Like other U.S. manufacturers facing competition from imports, Tough Traveler has had to fight back against the perception that the market it operates in is based only on foreign-made products.

“It is too bad that most U.S. retailers prefer imports to U.S.-made textile products, as U.S. manufacturing in the textile field has much to offer; in the case of our company, we offer well-made products, excellence in designs, sustainably-made products, support of employment in the U.S., and the opportunity to have designs and production when they are needed in the U.S.,” said Gold.

Tough Traveler makes a line of standard products as well as custom products for a variety of customers. “Some want a product we made 35 years ago (and we still have the pattern!) Others may have an idea in mind and want to see it to fruition.”

I was curious about how Tough Traveler could succeed in maintaining a skilled, diverse workforce when so many other U.S. manufacturers are struggling with that issue, so I wrote back to Nancy, asking her about the “secrets of their success.”

“I think it’s a combination of upstate New York’s long history of textile industry manufacturing, good teachers and schools in our area, an infrastructure that’s pretty good, General Electric and then successful offshoot companies’ presence (lots of engineers), fair labor and housing [policies], easy travel to New York City, and an area that has been very friendly and conducive to immigration,” among other reasons.

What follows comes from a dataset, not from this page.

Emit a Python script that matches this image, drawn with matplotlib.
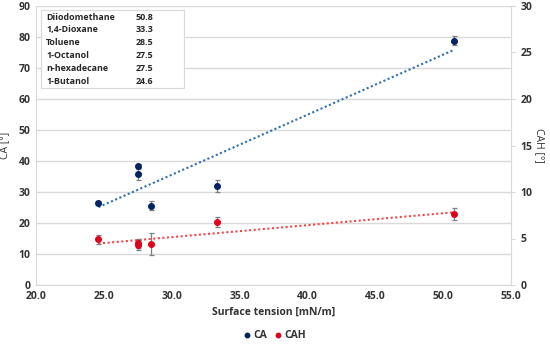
import numpy as np
import matplotlib.pyplot as plt

plt.rcParams['font.family'] = ['Open Sans', 'DejaVu Sans']

liquids = ['Diiodomethane', '1,4-Dioxane', 'Toluene', '1-Octanol', 'n-hexadecane', '1-Butanol']
tension = [50.8, 33.3, 28.5, 27.5, 27.5, 24.6]
ca = [78.8, 32.0, 25.6, 38.3, 35.8, 26.5]
ca_err = [1.5, 2.0, 1.5, 0.8, 1.8, 0.5]
cah = [7.6, 6.77, 4.4, 4.5, 4.3, 4.9]
cah_err = [0.65, 0.5, 1.15, 0.5, 0.5, 0.45]

navy = '#002366'
red = '#e0001b'
grey = '#d9d9d9'
tick_col = '#333333'

fig = plt.figure(figsize=(5.5, 3.44), dpi=100)
ax = fig.add_axes([36 / 550, 1 - 285 / 344, 475 / 550, 279 / 344])
ax2 = ax.twinx()

x = np.array(tension)
# trendlines
xs = np.array([x.min(), x.max()])
p1 = np.polyfit(x, ca, 1)
ax.plot(xs, np.polyval(p1, xs), ls=(0, (1, 1.2)), color='#2e6fb0', lw=1.5, zorder=2)
p2 = np.polyfit(x, cah, 1)
ax2.plot(xs, np.polyval(p2, xs), ls=(0, (1, 1.2)), color='#f04848', lw=1.5, zorder=2)

ax.errorbar(x, ca, yerr=ca_err, fmt='o', color=navy, ms=4, ecolor='#7f7f7f',
            elinewidth=0.9, capsize=1.8, capthick=0.9, zorder=3, label='CA')
ax2.errorbar(x, cah, yerr=cah_err, fmt='o', color=red, ms=4, ecolor='#7f7f7f',
             elinewidth=0.9, capsize=1.8, capthick=0.9, zorder=3, label='CAH')

ax.set_xlim(20, 55)
ax.set_ylim(0, 90)
ax2.set_ylim(0, 30)
ax.set_xticks(np.arange(20, 56, 5))
ax.set_xticklabels(['%.1f' % v for v in np.arange(20, 56, 5)])
ax.set_yticks(np.arange(0, 91, 10))
ax2.set_yticks(np.arange(0, 31, 5))

ax.grid(axis='y', color=grey, lw=1)
ax.set_axisbelow(True)
for a in (ax, ax2):
    for s in a.spines.values():
        s.set_visible(False)
ax.spines['bottom'].set_visible(True)
ax.spines['bottom'].set_color(grey)
ax.spines['left'].set_visible(True)
ax.spines['left'].set_color(grey)
ax2.spines['right'].set_visible(True)
ax2.spines['right'].set_color(grey)

fs = 7.5
ax.tick_params(axis='both', length=0, labelsize=fs, labelcolor=tick_col, pad=4)
ax2.tick_params(axis='y', length=3, color=grey, labelsize=fs, labelcolor=tick_col, pad=4)
for lbl in ax.get_xticklabels() + ax.get_yticklabels() + ax2.get_yticklabels():
    lbl.set_fontweight('bold')

ax.set_xlabel('Surface tension [mN/m]', fontsize=fs, fontweight='bold', color=tick_col, labelpad=4)
ax.set_ylabel('CA [°]', fontsize=fs, color=tick_col, labelpad=6)
ax2.set_ylabel('CAH [°]', fontsize=fs, color=tick_col, rotation=270, labelpad=9)

# inset table with surface tensions
box_x0, box_y0 = 41 / 550, 1 - 88 / 344
box = plt.Rectangle((box_x0, box_y0), 143 / 550, 78 / 344, transform=fig.transFigure,
                    facecolor='white', edgecolor=grey, lw=0.8, zorder=5)
fig.patches.append(box)
for i, (name, t) in enumerate(zip(liquids, tension)):
    yy = 1 - (17 + i * 12.8) / 344
    fig.text(46 / 550, yy, name, fontsize=6.4, fontweight='bold', color='#262626',
             va='center', zorder=6)
    fig.text(136 / 550, yy, '%.1f' % t, fontsize=6.4, fontweight='bold', color='#262626',
             va='center', zorder=6)

h1, l1 = ax.get_legend_handles_labels()
h2, l2 = ax2.get_legend_handles_labels()
leg = fig.legend([h1[0][0], h2[0][0]], ['CA', 'CAH'], loc='center', bbox_to_anchor=(275 / 550, 1 - 336 / 344),
                 ncol=2, frameon=False, fontsize=fs, handlelength=0.6, handletextpad=0.3,
                 columnspacing=0.8, markerscale=0.8)
for t in leg.get_texts():
    t.set_fontweight('bold')
    t.set_color(tick_col)

fig.savefig('out.png', dpi=100)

She noted that upstate New York lost much of its manufacturing base when importing grew about 30 years ago, but that Tough Traveler is still a resource for people in the area as well as customers worldwide. “We have remained pretty flexible and we have many excellent employees who have been willing to learn, and we have put resources into inventing and introducing new products in our field.”

That’s good news in a year when we really need some. Stay tough, Tough Traveler!